Output the material exactly, but drop every image it holds.

RECORDS >>
** begin **

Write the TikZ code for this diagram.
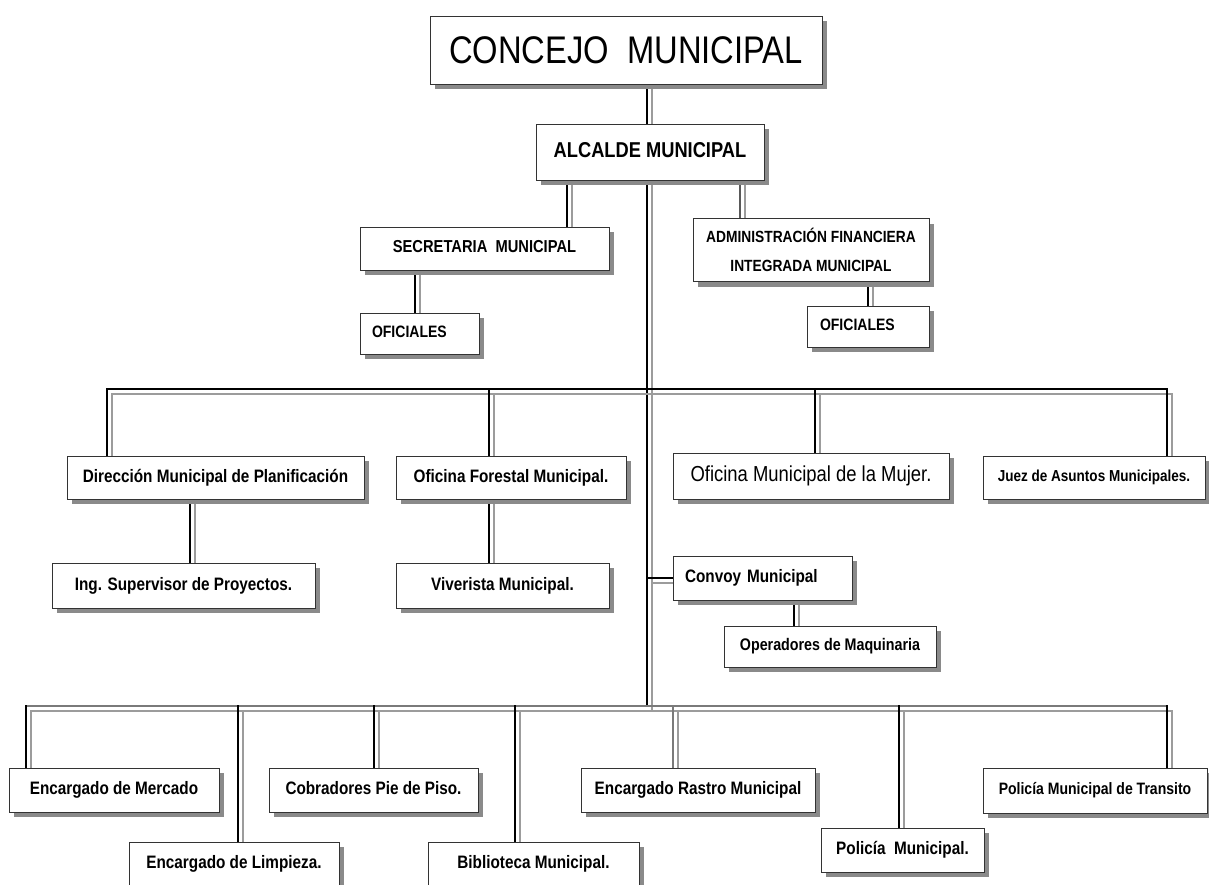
\documentclass[tikz,border=0pt]{standalone}
\usepackage{fontspec}
\setmainfont{Liberation Sans}[FakeStretch=0.85]
\usetikzlibrary{shadows,backgrounds}

\definecolor{boxshade}{HTML}{8A8A8A}
\definecolor{wireshade}{HTML}{9C9C9C}
\definecolor{busgray}{HTML}{7A7A7A}

% connector: light line shifted down-right, dark line on top
\newcommand{\wire}[2][black]{%
  \draw[wireshade,line width=2pt,line cap=rect,transform canvas={shift={(5pt,-5pt)}}] #2;
  \draw[#1,line width=2pt,line cap=rect] #2;}

\begin{document}
\begin{tikzpicture}[x=1pt,y=-1pt,
    box/.style={draw=black!80,line width=0.8pt,fill=white,inner sep=0pt,
      font=\bfseries\fontsize{18}{20}\selectfont,
      drop shadow={shadow xshift=5pt,shadow yshift=-5pt,opacity=1,fill=boxshade}},
    onebox/.style={box,text depth=3.8pt}]

      \useasboundingbox (0,0) rectangle (1209,884);

      \node[box,minimum width=236pt,minimum height=63pt,align=center,font=\bfseries\fontsize{16.2}{29}\selectfont] (afim) at (811,250) {ADMINISTRACIÓN FINANCIERA\\INTEGRADA MUNICIPAL};

      \begin{scope}[every node/.style=onebox]
        \node[minimum width=392pt,minimum height=68pt,text depth=0pt,font=\fontsize{38.5}{40}\selectfont] (concejo) at (626,50) {CONCEJO\ \ MUNICIPAL};
        \node[minimum width=228pt,minimum height=56pt,font=\bfseries\fontsize{21.5}{24}\selectfont] (alcalde) at (650,152) {ALCALDE MUNICIPAL};
        \node[minimum width=249pt,minimum height=43pt,font=\bfseries\fontsize{17.3}{20}\selectfont] (secret) at (484.5,248.5) {SECRETARIA\ \ MUNICIPAL};
        \node[text width=95pt,inner xsep=12pt,minimum height=41pt,align=left,font=\bfseries\fontsize{16.5}{20}\selectfont] (ofic1) at (419.5,333.5) {OFICIALES};
        \node[text width=96pt,inner xsep=13pt,minimum height=41pt,align=left,font=\bfseries\fontsize{16.5}{20}\selectfont] (ofic2) at (868,326.5) {OFICIALES};

        \node[minimum width=297pt,minimum height=43pt] (dirplan)  at (215.5,477.5) {Dirección Municipal de Planificación};
        \node[minimum width=230pt,minimum height=43pt] (forestal) at (511,477.5)   {Oficina Forestal Municipal.};
        \node[minimum width=276pt,minimum height=46pt,text depth=4.5pt,font=\fontsize{21.7}{24}\selectfont] (mujer) at (811,476) {Oficina Municipal de la Mujer.};
        \node[minimum width=222pt,minimum height=43pt,font=\bfseries\fontsize{15.9}{18}\selectfont] (juez) at (1094,477.5) {Juez de Asuntos Municipales.};
        \node[minimum width=263pt,minimum height=45pt] (ingsup)   at (183.5,585.5) {Ing. Supervisor de Proyectos.};
        \node[minimum width=213pt,minimum height=45pt] (vivero)   at (502.5,585.5) {Viverista Municipal.};
        \node[text width=155pt,inner xsep=12pt,minimum height=44pt,align=left] (convoy) at (762.5,578) {Convoy Municipal};
        \node[minimum width=212pt,minimum height=41pt,font=\bfseries\fontsize{16.8}{18}\selectfont] (operad) at (830,646.5) {Operadores de Maquinaria};

        \node[minimum width=210pt,minimum height=44pt] (mercado)  at (114,790)    {Encargado de Mercado};
        \node[minimum width=209pt,minimum height=44pt] (cobrad)   at (373.5,790)  {Cobradores Pie de Piso.};
        \node[minimum width=234pt,minimum height=44pt] (rastro)   at (698,790)    {Encargado Rastro Municipal};
        \node[minimum width=224pt,minimum height=45pt,font=\bfseries\fontsize{16.5}{18}\selectfont] (transito) at (1095,790.5) {Policía Municipal de Transito};
        \node[minimum width=210pt,minimum height=44pt] (limpieza) at (234,864)    {Encargado de Limpieza.};
        \node[minimum width=211pt,minimum height=44pt] (biblio)   at (533.5,864)  {Biblioteca Municipal.};
        \node[minimum width=163pt,minimum height=44pt] (policia)  at (902.5,850)  {Policía\ \ Municipal.};
      \end{scope}

      \begin{scope}[on background layer]
        \fill[white] (0,0) rectangle (1209,884);
        \coordinate (trunk) at (647,706);
        \coordinate (upL) at (107,389);
        \coordinate (upR) at (1167,389);
        \coordinate (lowL) at (26,706);
        \coordinate (lowR) at (1167,706);

        \wire{(concejo.south -| trunk) -- (alcalde.north -| trunk)}
        \wire{(alcalde.south -| 567,0) -- (secret.north -| 567,0)}
        \wire[black!65]{(alcalde.south -| 740,0) -- (afim.north -| 740,0)}
        \wire{(secret.south -| 415,0) -- (ofic1.north -| 415,0)}
        \wire{(afim.south -| 868,0) -- (ofic2.north -| 868,0)}
        \wire{(alcalde.south -| trunk) -- (trunk)}

        % upper row
        \wire{(dirplan.north -| upL) -- (upL) -- (upR) -- (juez.north -| upR)}
        \wire{(upL -| 489,0) -- (forestal.north -| 489,0)}
        \wire{(upL -| 815,0) -- (mujer.north -| 815,0)}
        \wire{(dirplan.south -| 190,0) -- (ingsup.north -| 190,0)}
        \wire{(forestal.south -| 489,0) -- (vivero.north -| 489,0)}
        \wire{(convoy.west -| trunk) -- (convoy.west)}
        \wire{(convoy.south -| 794,0) -- (operad.north -| 794,0)}

        % lower row
        \wire[busgray]{(lowL) -- (lowR)}
        \foreach \x/\n in {26/mercado,238/limpieza,374/cobrad,515/biblio,899/policia,1167/transito}
          {\wire{(lowL -| \x,0) -- (\n.north -| \x,0)}}
        \wire[busgray]{(lowL -| 673,0) -- (rastro.north -| 673,0)}
      \end{scope}

    \end{tikzpicture}
\end{document}
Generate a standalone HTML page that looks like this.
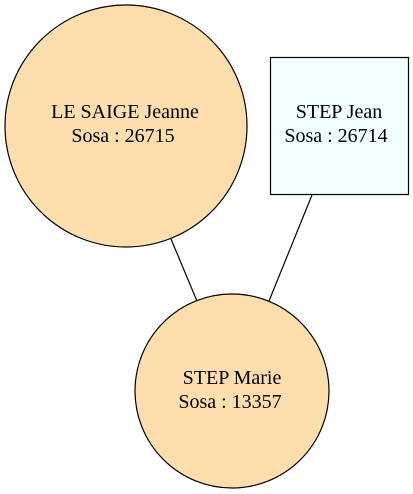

** end **

TASK RESPONSE >>
Write the TikZ code for this diagram.
\documentclass[tikz,border=0pt]{standalone}
\usepackage{fontspec}
\setmainfont{Liberation Sans}[FakeStretch=0.85]
\usetikzlibrary{shadows,backgrounds}

\definecolor{boxshade}{HTML}{8A8A8A}
\definecolor{wireshade}{HTML}{9C9C9C}
\definecolor{busgray}{HTML}{7A7A7A}

% connector: light line shifted down-right, dark line on top
\newcommand{\wire}[2][black]{%
  \draw[wireshade,line width=2pt,line cap=rect,transform canvas={shift={(5pt,-5pt)}}] #2;
  \draw[#1,line width=2pt,line cap=rect] #2;}

\begin{document}
\begin{tikzpicture}[x=1pt,y=-1pt,
    box/.style={draw=black!80,line width=0.8pt,fill=white,inner sep=0pt,
      font=\bfseries\fontsize{18}{20}\selectfont,
      drop shadow={shadow xshift=5pt,shadow yshift=-5pt,opacity=1,fill=boxshade}},
    onebox/.style={box,text depth=3.8pt}]

      \useasboundingbox (0,0) rectangle (1209,884);

      \node[box,minimum width=236pt,minimum height=63pt,align=center,font=\bfseries\fontsize{16.2}{29}\selectfont] (afim) at (811,250) {ADMINISTRACIÓN FINANCIERA\\INTEGRADA MUNICIPAL};

      \begin{scope}[every node/.style=onebox]
        \node[minimum width=392pt,minimum height=68pt,text depth=0pt,font=\fontsize{38.5}{40}\selectfont] (concejo) at (626,50) {CONCEJO\ \ MUNICIPAL};
        \node[minimum width=228pt,minimum height=56pt,font=\bfseries\fontsize{21.5}{24}\selectfont] (alcalde) at (650,152) {ALCALDE MUNICIPAL};
        \node[minimum width=249pt,minimum height=43pt,font=\bfseries\fontsize{17.3}{20}\selectfont] (secret) at (484.5,248.5) {SECRETARIA\ \ MUNICIPAL};
        \node[text width=95pt,inner xsep=12pt,minimum height=41pt,align=left,font=\bfseries\fontsize{16.5}{20}\selectfont] (ofic1) at (419.5,333.5) {OFICIALES};
        \node[text width=96pt,inner xsep=13pt,minimum height=41pt,align=left,font=\bfseries\fontsize{16.5}{20}\selectfont] (ofic2) at (868,326.5) {OFICIALES};

        \node[minimum width=297pt,minimum height=43pt] (dirplan)  at (215.5,477.5) {Dirección Municipal de Planificación};
        \node[minimum width=230pt,minimum height=43pt] (forestal) at (511,477.5)   {Oficina Forestal Municipal.};
        \node[minimum width=276pt,minimum height=46pt,text depth=4.5pt,font=\fontsize{21.7}{24}\selectfont] (mujer) at (811,476) {Oficina Municipal de la Mujer.};
        \node[minimum width=222pt,minimum height=43pt,font=\bfseries\fontsize{15.9}{18}\selectfont] (juez) at (1094,477.5) {Juez de Asuntos Municipales.};
        \node[minimum width=263pt,minimum height=45pt] (ingsup)   at (183.5,585.5) {Ing. Supervisor de Proyectos.};
        \node[minimum width=213pt,minimum height=45pt] (vivero)   at (502.5,585.5) {Viverista Municipal.};
        \node[text width=155pt,inner xsep=12pt,minimum height=44pt,align=left] (convoy) at (762.5,578) {Convoy Municipal};
        \node[minimum width=212pt,minimum height=41pt,font=\bfseries\fontsize{16.8}{18}\selectfont] (operad) at (830,646.5) {Operadores de Maquinaria};

        \node[minimum width=210pt,minimum height=44pt] (mercado)  at (114,790)    {Encargado de Mercado};
        \node[minimum width=209pt,minimum height=44pt] (cobrad)   at (373.5,790)  {Cobradores Pie de Piso.};
        \node[minimum width=234pt,minimum height=44pt] (rastro)   at (698,790)    {Encargado Rastro Municipal};
        \node[minimum width=224pt,minimum height=45pt,font=\bfseries\fontsize{16.5}{18}\selectfont] (transito) at (1095,790.5) {Policía Municipal de Transito};
        \node[minimum width=210pt,minimum height=44pt] (limpieza) at (234,864)    {Encargado de Limpieza.};
        \node[minimum width=211pt,minimum height=44pt] (biblio)   at (533.5,864)  {Biblioteca Municipal.};
        \node[minimum width=163pt,minimum height=44pt] (policia)  at (902.5,850)  {Policía\ \ Municipal.};
      \end{scope}

      \begin{scope}[on background layer]
        \fill[white] (0,0) rectangle (1209,884);
        \coordinate (trunk) at (647,706);
        \coordinate (upL) at (107,389);
        \coordinate (upR) at (1167,389);
        \coordinate (lowL) at (26,706);
        \coordinate (lowR) at (1167,706);

        \wire{(concejo.south -| trunk) -- (alcalde.north -| trunk)}
        \wire{(alcalde.south -| 567,0) -- (secret.north -| 567,0)}
        \wire[black!65]{(alcalde.south -| 740,0) -- (afim.north -| 740,0)}
        \wire{(secret.south -| 415,0) -- (ofic1.north -| 415,0)}
        \wire{(afim.south -| 868,0) -- (ofic2.north -| 868,0)}
        \wire{(alcalde.south -| trunk) -- (trunk)}

        % upper row
        \wire{(dirplan.north -| upL) -- (upL) -- (upR) -- (juez.north -| upR)}
        \wire{(upL -| 489,0) -- (forestal.north -| 489,0)}
        \wire{(upL -| 815,0) -- (mujer.north -| 815,0)}
        \wire{(dirplan.south -| 190,0) -- (ingsup.north -| 190,0)}
        \wire{(forestal.south -| 489,0) -- (vivero.north -| 489,0)}
        \wire{(convoy.west -| trunk) -- (convoy.west)}
        \wire{(convoy.south -| 794,0) -- (operad.north -| 794,0)}

        % lower row
        \wire[busgray]{(lowL) -- (lowR)}
        \foreach \x/\n in {26/mercado,238/limpieza,374/cobrad,515/biblio,899/policia,1167/transito}
          {\wire{(lowL -| \x,0) -- (\n.north -| \x,0)}}
        \wire[busgray]{(lowL -| 673,0) -- (rastro.north -| 673,0)}
      \end{scope}

    \end{tikzpicture}
\end{document}
Generate a standalone HTML page that looks like this.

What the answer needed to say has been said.